What I find on SIGNIFY instead is an album that is light on memorable, fully-fleshed songs, and heavy on disposable atmospheric "padding." The intro/first track, "Bornlivedie" is merely a pastiche of radio voices, and pretty much a waste of disc space. I enjoy the title track, which is a faster-paced, harder-edged instrumental that is somewhat in the vein of Crimson's terrific "Red," but a trifle simplistic. "Sleep of No Dreaming" is a depressing number that contains the (hopefully intentionally) funny line "married the first girl who wasn't a man," and seems to be about longing for the oblivion of death. "Pagan" is another throwaway piece of paranoia-inducing atmospherics -- perhaps a good background for a horror film, or a documentary on schizophrenia.... "Waiting (Phase One)," for my tastes, is by far the strongest piece here. This softer, more sedate number, with its soothingly strumming acoustic, and fine Floyd-like lead, is an essential PT track, but one great song does not a great disc make. "Waiting (Phase Two)" is more shapeless filler, this time with percussion. Whoop-dee-do. Perhaps an altered state of mind is required?

"Sever," with its siren opening, evil laughter, and lyrics of being "trapped under stone.... only way I know to have fun -- fill up my blood, my veins, my lungs" is more plodding, wallowing in self pity and despair, but otherwise not bad, if you need bringing down. "Idiot Prayer" starts out slow, then builds in power, but really goes nowhere. The tired device of the recorded spoken voice as "vocal" track, revolutionary when Crimson used it on LARKS' TONGUES, is overdone now, and seems like a cop out to me -- too easy and predictable by half. If I hear one more right-wing demagogue, or megalomaniacal preacher set to a driving jungle beat, I might just scream -- or simply listen to some "real" songs!

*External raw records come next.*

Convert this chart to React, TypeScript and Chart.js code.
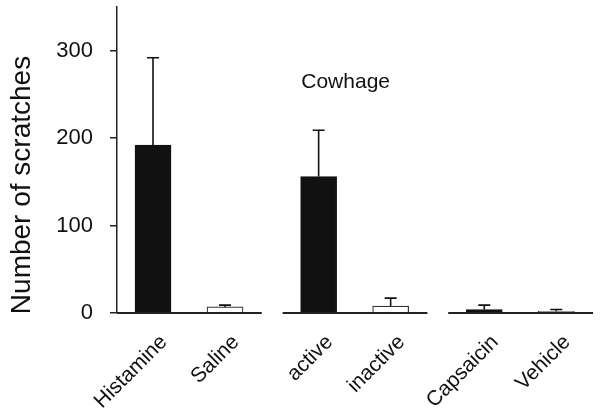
import React, { useEffect, useRef } from "react";
import { Chart, registerables } from "chart.js";

Chart.register(...registerables);

const categories = ["Histamine", "Saline", "active", "inactive", "Capsaicin", "Vehicle"];
const groupOf = [0, 0, 1, 1, 2, 2];
const means = [192, 7, 156, 8, 4, 2];
const upperErrors = [100, 2, 53, 9, 5, 2];
const groupLabels = ["", "Cowhage", ""];
const yTicks = [0, 100, 200, 300];
const yTitle = "Number of scratches";

const GROUP_GAP = 1.3;
const xPos = categories.map((_, i) => groupOf[i] * (1 + GROUP_GAP) + (i % 2));

const FONT = "'Liberation Sans', Arial, Helvetica, sans-serif";
const INK = "#111111";

const decorPlugin = {
  id: "decor",
  afterDatasetsDraw(chart: any) {
    const { ctx } = chart;
    const xs = chart.scales.x;
    const ys = chart.scales.y;
    const y0 = ys.getPixelForValue(0);
    ctx.save();
    ctx.strokeStyle = INK;
    ctx.lineWidth = 1.6;
    means.forEach((m, i) => {
      const px = xs.getPixelForValue(xPos[i]);
      const top = ys.getPixelForValue(m + upperErrors[i]);
      const base = ys.getPixelForValue(m);
      ctx.beginPath();
      ctx.moveTo(px, base);
      ctx.lineTo(px, top);
      ctx.moveTo(px - 6, top);
      ctx.lineTo(px + 6, top);
      ctx.stroke();
    });
    ctx.lineWidth = 2;
    ctx.strokeStyle = "#222";
    const groups = Array.from(new Set(groupOf));
    groups.forEach((g) => {
      const idx = groupOf.map((gg, i) => (gg === g ? i : -1)).filter((i) => i >= 0);
      const a = xPos[idx[0]] - 0.5;
      const b = xPos[idx[idx.length - 1]] + 0.51;
      ctx.beginPath();
      ctx.moveTo(Math.max(xs.getPixelForValue(a), chart.chartArea.left), y0);
      ctx.lineTo(xs.getPixelForValue(b), y0);
      ctx.stroke();
      const label = groupLabels[g];
      if (label) {
        const cx = (xs.getPixelForValue(xPos[idx[0]]) + xs.getPixelForValue(xPos[idx[idx.length - 1]])) / 2;
        ctx.fillStyle = INK;
        ctx.font = `21px ${FONT}`;
        ctx.textAlign = "center";
        ctx.textBaseline = "alphabetic";
        ctx.fillText(label, cx - 9, ys.getPixelForValue(257));
      }
    });
    ctx.save();
    ctx.translate(22, (chart.chartArea.top + chart.chartArea.bottom) / 2 + 25);
    ctx.rotate(-Math.PI / 2);
    ctx.fillStyle = INK;
    ctx.font = `28px ${FONT}`;
    ctx.textAlign = "center";
    ctx.textBaseline = "middle";
    ctx.fillText(yTitle, 0, 0);
    ctx.restore();
    ctx.restore();
  },
};

export default function App() {
  const ref = useRef<HTMLCanvasElement>(null);
  useEffect(() => {
    const chart = new Chart(ref.current!, {
      type: "bar",
      data: {
        datasets: [
          {
            data: means.map((m, i) => ({ x: xPos[i], y: m })),
            backgroundColor: means.map((_, i) => (i % 2 === 0 ? INK : "#ffffff")),
            borderColor: means.map((_, i) => (i % 2 === 0 ? INK : "#333")),
            borderWidth: 1.2,
            barThickness: 36,
          },
        ],
      },
      plugins: [decorPlugin],
      options: {
        responsive: false,
        animation: false,
        layout: { padding: { top: 7, right: 7, left: 0, bottom: 0 } },
        plugins: { legend: { display: false }, tooltip: { enabled: false } },
        scales: {
          x: {
            type: "linear",
            offset: false,
            min: -0.5,
            max: xPos[xPos.length - 1] + 0.51,
            grid: { display: false },
            border: { display: false },
            afterBuildTicks: (s: any) => {
              s.ticks = xPos.map((v) => ({ value: v }));
            },
            afterFit: (s: any) => {
              s.height = 105;
              s.paddingLeft = 0;
              s.paddingRight = 0;
            },
            ticks: {
              autoSkip: false,
              minRotation: 45,
              maxRotation: 45,
              padding: 9,
              labelOffset: 11,
              color: INK,
              font: { family: FONT, size: 21 },
              callback: (_v: any, i: number) => categories[i],
            },
          },
          y: {
            min: 0,
            max: 350,
            afterBuildTicks: (s: any) => {
              s.ticks = yTicks.map((v) => ({ value: v }));
            },
            afterFit: (s: any) => {
              s.width = 117;
              s.paddingTop = 0;
              s.paddingBottom = 0;
            },
            grid: { drawOnChartArea: false, drawTicks: true, tickLength: 7, color: "#222", lineWidth: 1.5 },
            border: { display: true, color: "#222", width: 1.5 },
            ticks: {
              padding: 17,
              color: INK,
              font: { family: FONT, size: 22 },
            },
          },
        },
      },
    });
    return () => chart.destroy();
  }, []);
  return (
    <div style={{ position: "fixed", left: 0, top: 0, width: 600, height: 418, background: "#fff" }}>
      <canvas ref={ref} width={600} height={418} style={{ display: "block" }} />
    </div>
  );
}
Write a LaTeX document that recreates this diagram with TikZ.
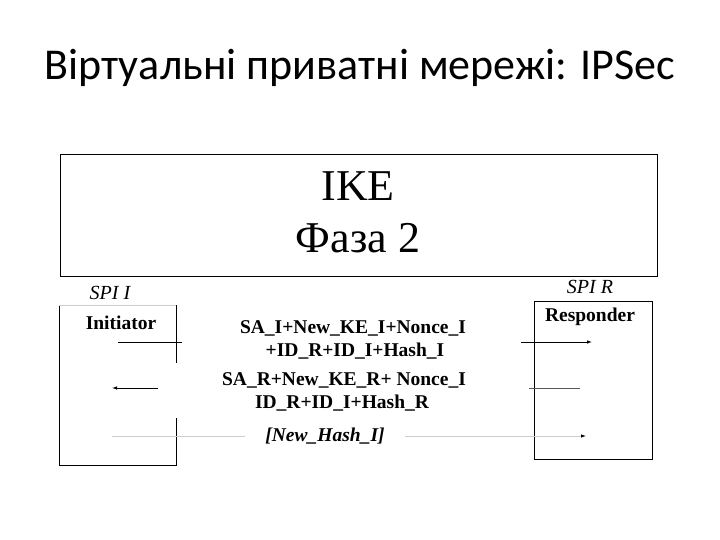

"Every Home is Wired" is heavy on the distant, "down the phone line" echo-treated voice, but not memorable, and -- surprise! -- depressing again. There is some nice Floydian slide, but again, this is lightweight stuff that fails to resonate with me. A heavy instrumental end section seems almost tacked on. "Intermediate Jesus" presents us with the voice (scream!) of a right-wing, born-again-type televangelist, going on about how "young people" need Christ to protect them from "Satan and his devils." Wow -- real deep and disturbing, I'm sure, and highly original. Hey -- here's a new idea: write some lyrics, and sing them. Howling guitar and heavy percussion accompany this joyless, bleak exercise in disc filling. "Light Mass Prayer" is yet another dark instrumental non-song that goes nowhere, and does nothing for me, while the closer "Dark Matter," as the title succinctly suggests, is dark in its subject matter. This track is not really a bad one, but by now, lines like "gun down a school, or blow up a car -- the media circus will make you a star" just leave me just wanting respite from the relentless darkness.

Perhaps recording SIGNIFY was cathartic for the navel-gazing Steve Wilson, but overall, it leaves me cold. Better stuff was to come, and I still plan to check out the popular IN ABSENTIA (as I think that Porcupine Tree are a very talented band), but this one is for "collectors/fans only.